WORDS AND PHOTO'S BY LENNY HOGGARD
Kia ora
My name is Lenny, I just turned 9 and I started STEM Club this term and LOVE it! We are lucky as our group has the best teacher…Hamish! Hamish was in a very good mood today. =)
Today we built our own electromagnetic station.
We did this in three parts:
- Building the station:
We each got given a battery pack, a terminal block (chocolate block), a wooden base and screws:
First, we screwed the chocolate block onto the wooden base,
connected the wires from the battery pack to it and glued the battery pack on.
Next, we needed to do some ‘tampering’ with sandpaper, just like the Ozzie cricket player =) Watch Arya and Reuben on the photo below:
In our case we did not do this to cheat, but to remove the coating from the coil – ie we bared the wires of the coil before we wound it around a big nail.
We then created an open circuit by connecting the wire ends to the chocolate block, one negative one positive. Then we put our ‘switch’ (= little insulated nail) in the right spot on the chocolate block to close the current AND tadaaaa…with the closed circuit we could pick up a paper clip with the nail!
- Creating an electromagnetic solenoid
We did this by tampering with (sanding ends) and rolling up another long piece of coil around a paper straw. We took it off the straw and had a little wire tunnel which we connected to the chocolate box. By connecting the ‘switch’ to that we could hold and move the nail inside the tunnel…very cool!
- We then created an electromagnetic Motor
Yes, we did more ‘coil tampering’ – i.e. bared the ends of another 4 meters of coil - which we then rolled into a circle, this is the blue wire you can see in the picture below.
Hamish then did his magic and attached this on a piece of wooden stick that he had soldered before.
We then had to screw the circle shaped wires onto the two wooden blocks on the base and fit the stick with the blue coil in there.
And yes, you guessed right, in order for this to create a circuit later we had to connect the cables to the chocolate block. Look at Aria working away.

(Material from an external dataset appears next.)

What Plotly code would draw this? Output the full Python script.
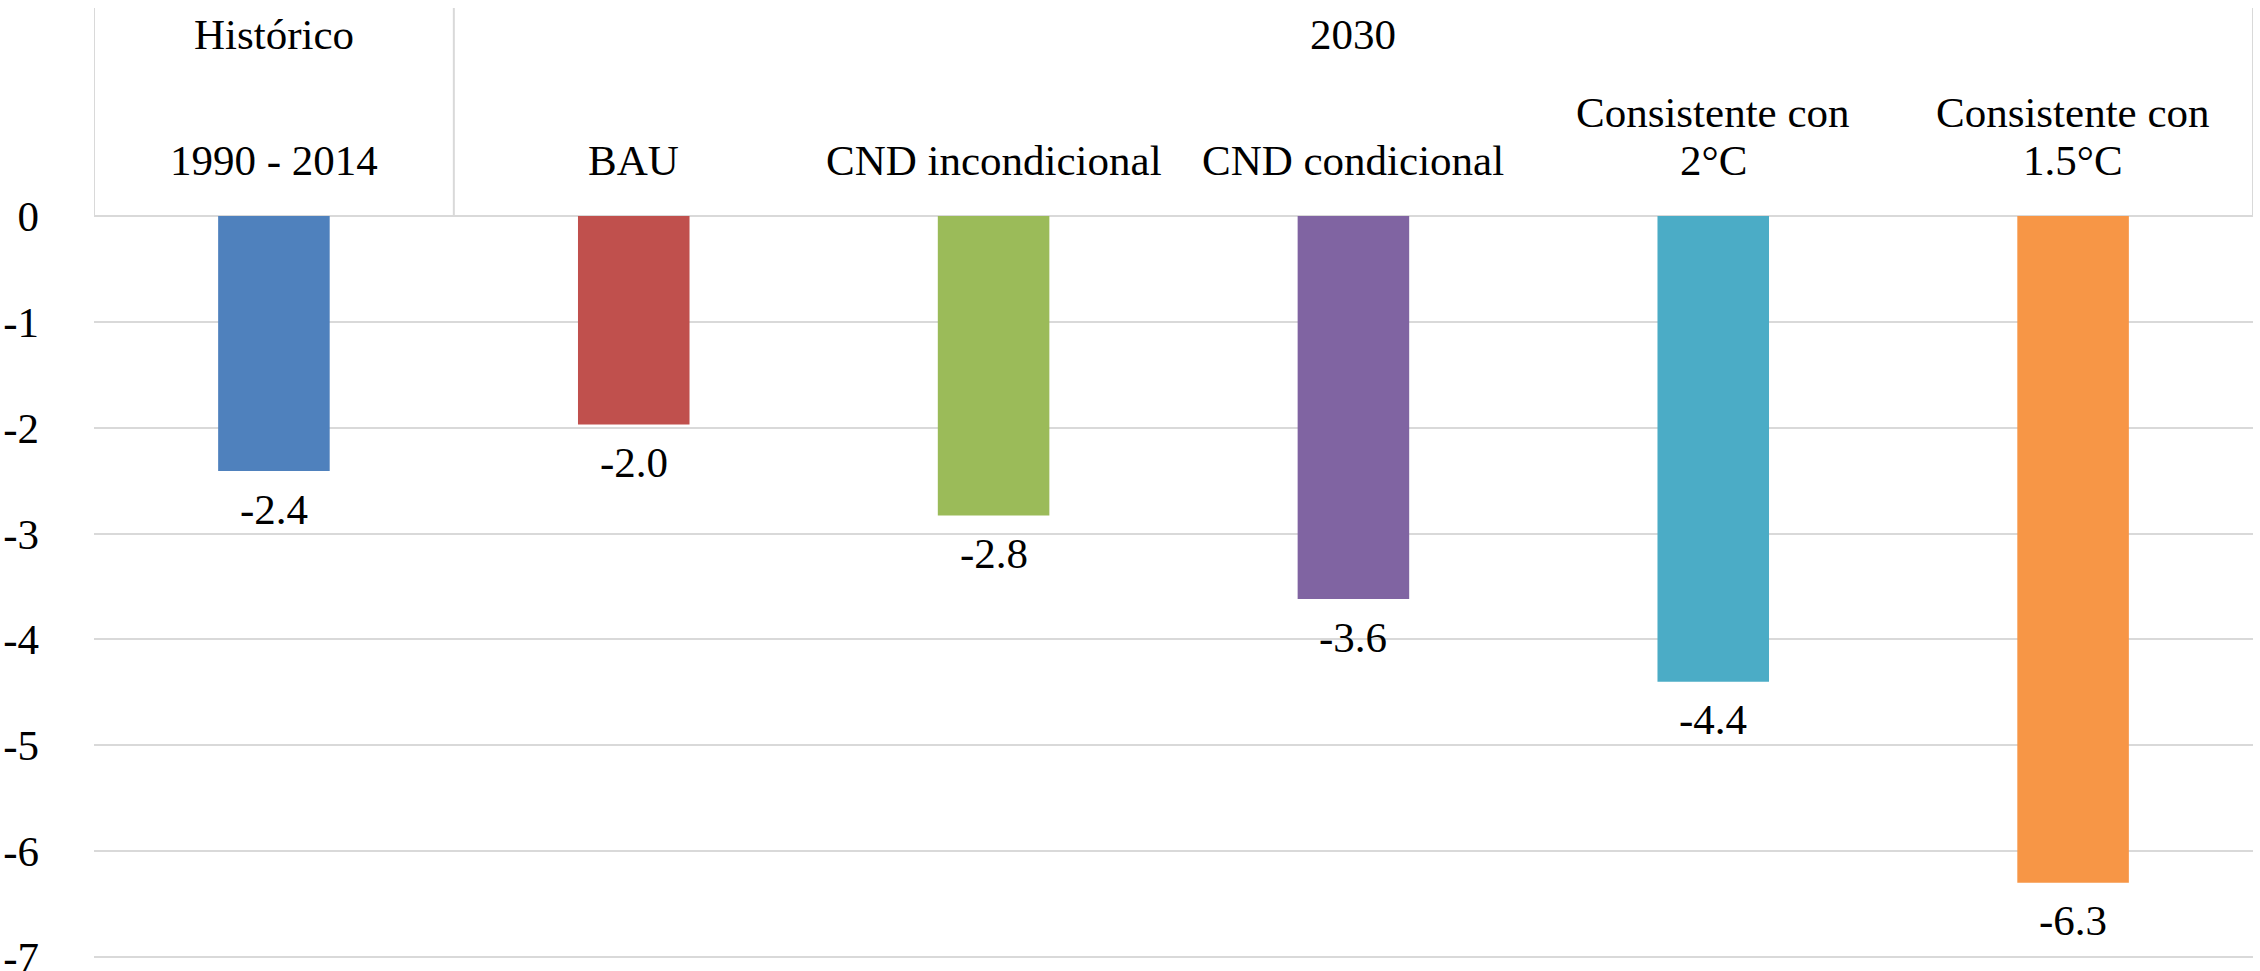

Then something cool happened: We got given three magnets each, and by ‘switching’ on the circuit for this and holding the magnets next to the blue wire thingy, this started to rotate very fast! Tadaaa- our motor was finished.
Thanks to all the preparation that Nigel did before the class (assembling the terminal block, preparing the cables and wires etc) we finished in time to have a good play with our station. THANK YOU NIGEL! =)
During class we got slightly distracted by two visitors in the backyard:
- a very cute cat. Hmmm, maybe this is Nigel’s?
- my not-so-cute older sister…what the heck is she doing?!?
I really like STEM Club, as I learn something new every week and I love tinkering and creating things.
My mum says she also learns a lot by helping me during class. She hopes that one day we will build a Flux capacitator…REALLY, she enjoys STEM Club so much she wrote the draft of this blog and I only kind of signed it off…
I wish I could do STEM Club every day! Thank you Hamish and Nigel – you are awesome sharing your knowledge with us and making it so fun.